Arsenal, and Arsene Wenger in particular, have tended to err on the side of caution when it has come to lavishing exorbitant sums on transfers and McLintock fears they might just pay the ultimate price for that policy, querying whether they are good enough to deny Leicester this afternoon and, indeed, over the remainder of the run-in.

“Arsenal have struggled a lot at home,” he adds. “If Per Mertesacker is playing, Leicester City will be looking for Vardy coming short off him and then spinning and getting the ball knocked up the inside of him. You would imagine that Arsenal will be the team with problems rather than Leicester.”

He is similarly unsure what Wenger’s movements will be should the Frenchman fall short once more in the title race.

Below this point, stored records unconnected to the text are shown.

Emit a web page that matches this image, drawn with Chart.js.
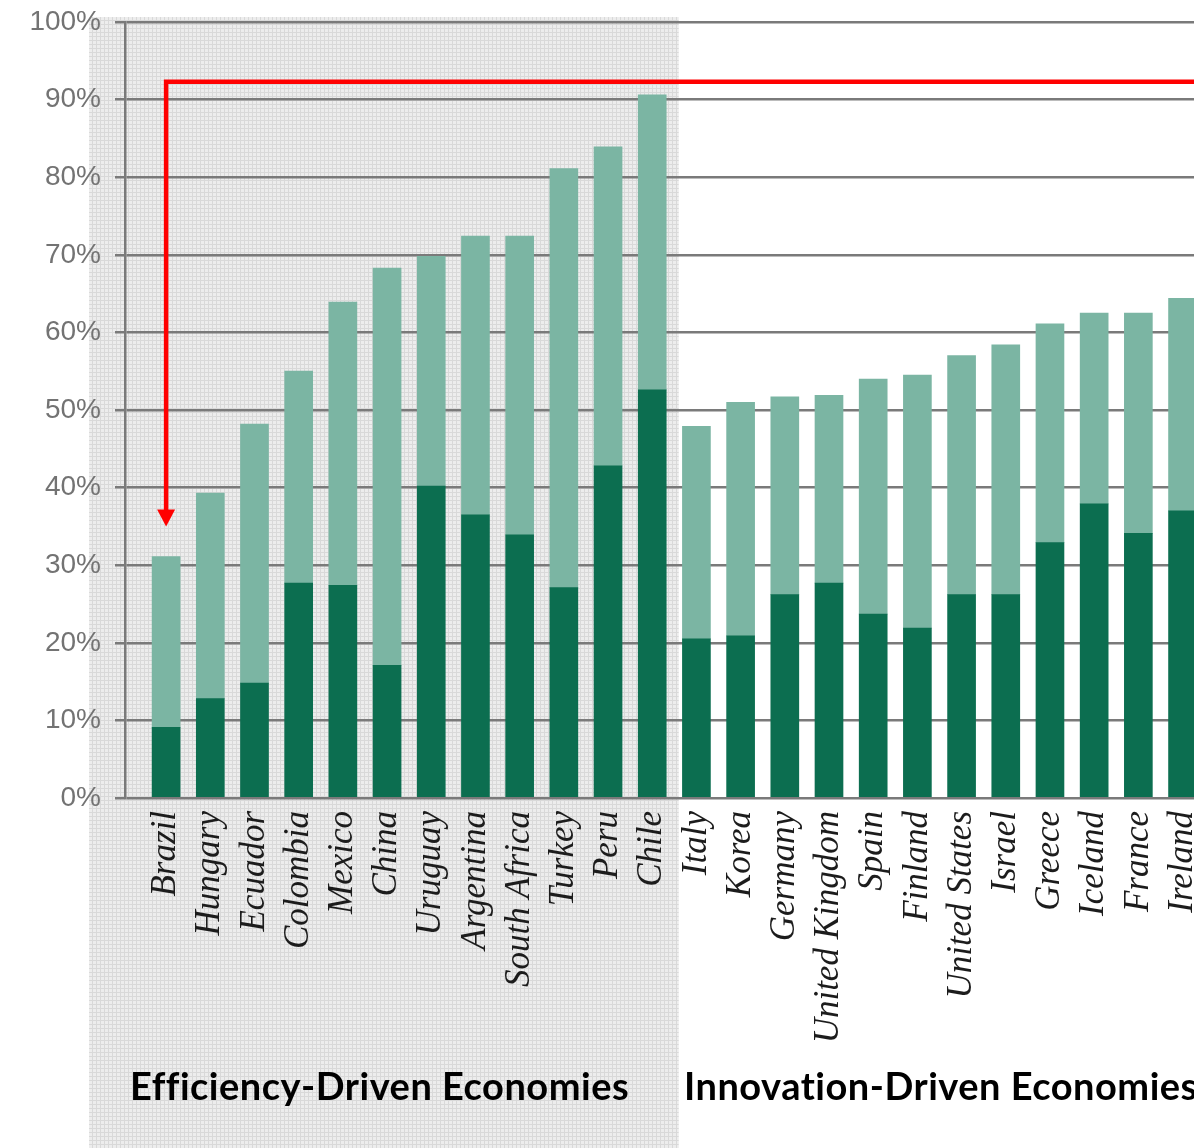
<!DOCTYPE html>
<html>
<head>
<meta charset="utf-8">
<title>Entrepreneurship by economy type</title>
<script src="https://cdn.jsdelivr.net/npm/chart.js@4.4.1/dist/chart.umd.min.js"></script>
<style>
  body { margin: 0; background: #fff; }
  #wrap { width: 1194px; height: 1148px; overflow: hidden; position: relative; }
  canvas { display: block; }
</style>
</head>
<body>
<div id="wrap"><canvas id="chart" width="1240" height="1148"></canvas></div>
<script>
// countries, first the efficiency-driven group, then innovation-driven
const countries = [
  'Brazil', 'Hungary', 'Ecuador', 'Colombia', 'Mexico', 'China',
  'Uruguay', 'Argentina', 'South Africa', 'Turkey', 'Peru', 'Chile',
  'Italy', 'Korea', 'Germany', 'United Kingdom', 'Spain', 'Finland',
  'United States', 'Israel', 'Greece', 'Iceland', 'France', 'Ireland'
];
const efficiencyCount = 12;

// lower (dark) segment, in %
const darkShare = [
  9.1, 12.8, 14.8, 27.7, 27.4, 17.1,
  40.2, 36.5, 33.9, 27.1, 42.8, 52.6,
  20.5, 20.9, 26.2, 27.7, 23.7, 21.9,
  26.2, 26.2, 32.9, 37.9, 34.1, 37.0
];
// upper (light) segment, in %
const lightShare = [
  22.0, 26.5, 33.4, 27.3, 36.5, 51.2,
  29.6, 35.9, 38.5, 54.0, 41.1, 38.0,
  27.4, 30.1, 25.5, 24.2, 30.3, 32.6,
  30.8, 32.2, 28.2, 24.6, 28.4, 27.4
];
const yTicks = [0, 10, 20, 30, 40, 50, 60, 70, 80, 90, 100];

const groupTitles = ['Efficiency-Driven Economies', 'Innovation-Driven Economies'];

const darkGreen = '#0c6e50';
const lightGreen = '#7bb5a3';
const gridGrey = '#7a7a7a';

// halftone-ish grey fill for the efficiency group
function makeShade(ctx) {
  const p = document.createElement('canvas');
  p.width = 4; p.height = 4;
  const c = p.getContext('2d');
  c.fillStyle = '#ededed';
  c.fillRect(0, 0, 4, 4);
  c.fillStyle = '#d9d9d9';
  c.fillRect(0, 0, 4, 1);
  c.fillRect(0, 0, 1, 4);
  return ctx.createPattern(p, 'repeat');
}

const groupShade = {
  id: 'groupShade',
  beforeDraw(chart) {
    const { ctx, chartArea, scales } = chart;
    const right = scales.x.getPixelForValue(efficiencyCount - 0.4);
    ctx.save();
    ctx.fillStyle = '#fff';
    ctx.fillRect(0, 0, chart.width, chart.height);
    ctx.fillStyle = makeShade(ctx);
    ctx.fillRect(chartArea.left - 36, chartArea.top - 5, right - (chartArea.left - 36), chart.height);
    ctx.restore();
  }
};

const callout = {
  id: 'callout',
  afterDraw(chart) {
    const { ctx, scales } = chart;
    const x = scales.x.getPixelForValue(0);
    const top = scales.y.getPixelForValue(92.3);
    const tip = scales.y.getPixelForValue(35);

    ctx.save();
    // red bracket arrow pointing down at the first bar
    ctx.strokeStyle = '#ff0000';
    ctx.fillStyle = '#ff0000';
    ctx.lineWidth = 4.5;
    ctx.lineJoin = 'miter';
    ctx.beginPath();
    ctx.moveTo(chart.width, top);
    ctx.lineTo(x, top);
    ctx.lineTo(x, tip - 14);
    ctx.stroke();
    ctx.beginPath();
    ctx.moveTo(x - 9, tip - 17);
    ctx.lineTo(x + 9, tip - 17);
    ctx.lineTo(x, tip);
    ctx.closePath();
    ctx.fill();

    // group captions
    ctx.fillStyle = '#000';
    ctx.font = 'bold 38px Lato';
    ctx.letterSpacing = '0.5px';
    ctx.textAlign = 'left';
    ctx.textBaseline = 'alphabetic';
    ctx.fillText(groupTitles[0], 130, 1100);
    ctx.fillText(groupTitles[1], 684, 1100);
    ctx.restore();
  }
};

const ctx = document.getElementById('chart');

new Chart(ctx, {
  type: 'bar',
  data: {
    datasets: [
      {
        label: 'dark',
        data: darkShare.map((v, i) => ({ x: i, y: v })),
        backgroundColor: darkGreen,
        barThickness: 28
      },
      {
        label: 'light',
        data: lightShare.map((v, i) => ({ x: i, y: v })),
        backgroundColor: lightGreen,
        barThickness: 28
      }
    ]
  },
  options: {
    responsive: false,
    devicePixelRatio: 1,
    animation: false,
    layout: { padding: { top: 22, right: 0, bottom: 0, left: 0 } },
    plugins: {
      legend: { display: false },
      tooltip: { enabled: false }
    },
    scales: {
      x: {
        type: 'linear',
        stacked: true,
        offset: false,
        min: -0.93,
        max: 24.3,
        afterBuildTicks(scale) {
          scale.ticks = countries.map((_, i) => ({ value: i }));
        },
        afterFit(scale) {
          scale.height = 350;
          scale.paddingLeft = 0;
          scale.paddingRight = 0;
        },
        grid: { display: false, offset: false },
        border: { display: false },
        ticks: {
          autoSkip: false,
          maxRotation: 90,
          minRotation: 90,
          padding: 5,
          color: '#1c1c1c',
          font: { family: '"Liberation Serif"', style: 'italic', size: 35 },
          callback: (v) => countries[v]
        }
      },
      y: {
        stacked: true,
        min: 0,
        max: 100,
        afterBuildTicks(scale) {
          scale.ticks = yTicks.map(v => ({ value: v }));
        },
        afterFit(scale) {
          scale.width = 125;
          scale.paddingTop = 0;
          scale.paddingBottom = 0;
        },
        grid: {
          color: gridGrey,
          lineWidth: 2.5,
          tickLength: 10,
          tickColor: gridGrey
        },
        border: { display: true, color: gridGrey, width: 2.5 },
        ticks: {
          padding: 14,
          color: '#737373',
          font: { family: '"Liberation Sans"', size: 28 },
          callback: (v) => v + '%'
        }
      }
    }
  },
  plugins: [groupShade, callout]
});
</script>
</body>
</html>
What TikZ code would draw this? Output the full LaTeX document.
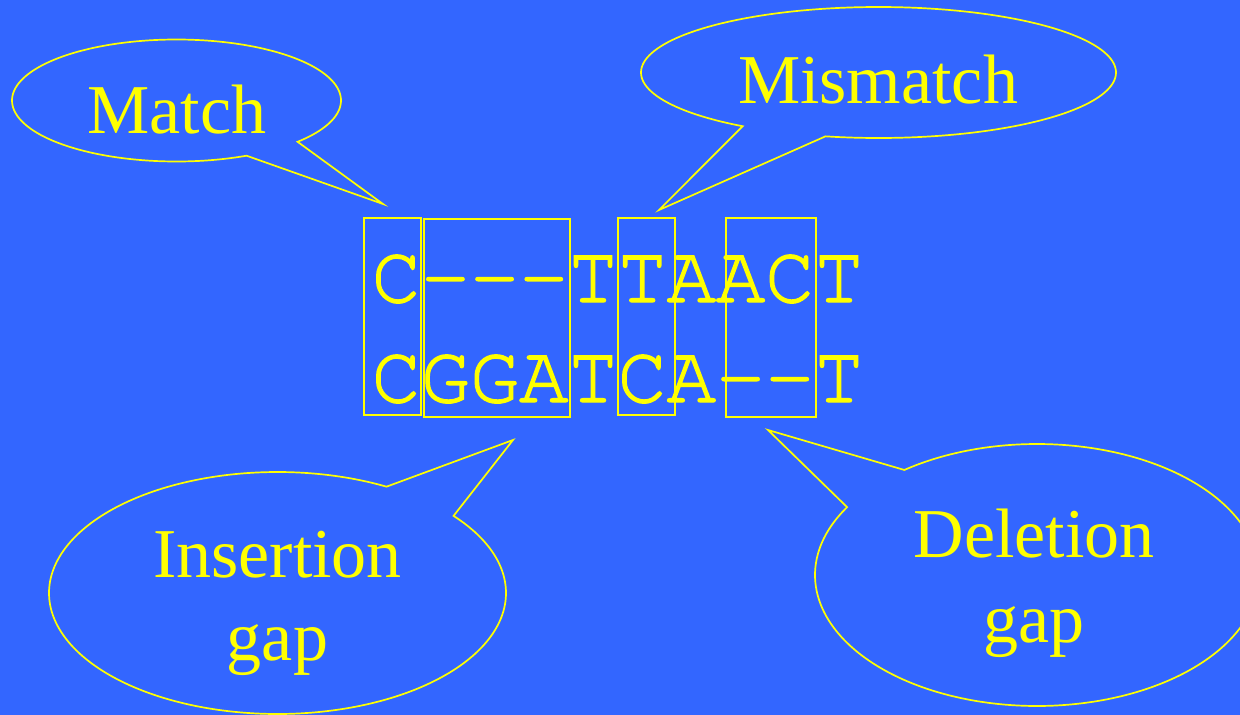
\documentclass[tikz,border=0pt]{standalone}
\usepackage{fontspec}
\newfontfamily\lblfont{Liberation Serif}
\newfontfamily\seqfont[FakeBold=1.6]{TeX Gyre Cursor}
\definecolor{bgblue}{HTML}{3366FF}
\definecolor{yel}{HTML}{FFFF00}
\tikzset{
  outline/.style={draw=yel, line width=1.7pt, line join=miter},
  lbl/.style={text=yel, font=\lblfont\fontsize{70}{80}\selectfont, inner sep=0pt, anchor=base},
  seq/.style={text=yel, font=\seqfont\fontsize{82}{90}\selectfont, inner sep=0pt, anchor=base west},
  colbox/.style={draw=yel, line width=1.6pt, inner sep=0pt, outer sep=0pt, rectangle},
}
\begin{document}
\begin{tikzpicture}[x=1pt,y=-1pt]
\fill[bgblue] (0,0) rectangle (1240,715);
\useasboundingbox (0,0) rectangle (1240,715);
\clip (0,0) rectangle (1240,715);

% alignment
\node[seq] (top) at (371.4,302) {C---TTAACT};
\node[seq] (bot) at (371.4,402) {CGGATCA--T};

% column boxes
\node[colbox, minimum width=57pt, minimum height=197pt] (bmatch) at (392.5,316.5) {};
\node[colbox, minimum width=146pt, minimum height=198pt] (bins) at (497,318) {};
\node[colbox, minimum width=57pt, minimum height=197pt] (bmis) at (646.5,316.5) {};
\node[colbox, minimum width=90pt, minimum height=199pt] (bdel) at (771,317.5) {};

% pointer tips
\coordinate (tmatch) at (383,204);
\coordinate (tmis) at (659,210);
\coordinate (tins) at (513,440);
\coordinate (tdel) at (768,430);

% Match callout
\draw[outline] plot[domain=64.8:402.6, samples=160, smooth] ({176.5+164.5*cos(\x)},{100.5+61*sin(\x)}) -- (tmatch) -- cycle;
\node[lbl] (match) at (177,133) {Match};

% Mismatch callout
\draw[outline] plot[domain=124.9:462.9, samples=160, smooth] ({878.5+237.5*cos(\x)},{72.5+65.5*sin(\x)}) -- (tmis) -- cycle;
\node[lbl] (mismatch) at (878,103) {Mismatch};

% Insertion gap callout
\draw[outline] plot[domain=-39.6:298.5, samples=160, smooth] ({277.5+228.5*cos(\x)},{593+121*sin(\x)}) -- (tins) -- cycle;
\node[lbl] (ins1) at (277.5,577) {Insertion};
\node[lbl] (ins2) at (277.5,660) {gap};

% Deletion gap callout
\draw[outline] plot[domain=233.3:571.2, samples=160, smooth] ({1037+222*cos(\x)},{575+131*sin(\x)}) -- (tdel) -- cycle;
\node[lbl] (del1) at (1034,557) {Deletion};
\node[lbl] (del2) at (1034,642) {gap};
\end{tikzpicture}
\end{document}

“I don’t know. He might pack it in,” muses McLintock. “I’m sure he will be very disappointed, especially with Pep Guardiola going to Manchester City and Jose Mourinho likely to be going to Manchester United. It’s going to be more difficult next year. I think Arsenal are capable of winning the league but it’s not the best Arsenal team I’ve seen. Arsene Wenger seems to think over the last two or three years his squad of players is better than most of the supporters think.

“We have anything between five and nine players injured every season and a lot of the time they are out for between six and nine months and even up to two years. I mean, it’s incredible. I do not know what is happening at Arsenal.”

And what of the other title contenders? While City have fallen off the pace in recent weeks, it is Spurs who McLintock believes are likely to present the biggest challenge to Leicester and Arsenal.

“It’s the best Spurs team I have seen for years. They have always been a wee bit flaky, Spurs, but not this year. The two centre-halves have been solid as rocks, Eric Dier in front of them has been excellent and the boy Dele Alli is first class. He has got the lot. He’s terrific and so is Harry Kane, even when he wasn’t playing well he was working so hard for the team. He’s a top player. They’re worth about £60 million or £70m already. I really mean that.”

And should Leicester prevail?

“The other teams are going to see it as a massive missed opportunity. They’re spending £200m and Leicester are going to get away with a spend of something like £22m. It will be a terrific kick in the teeth for those teams.”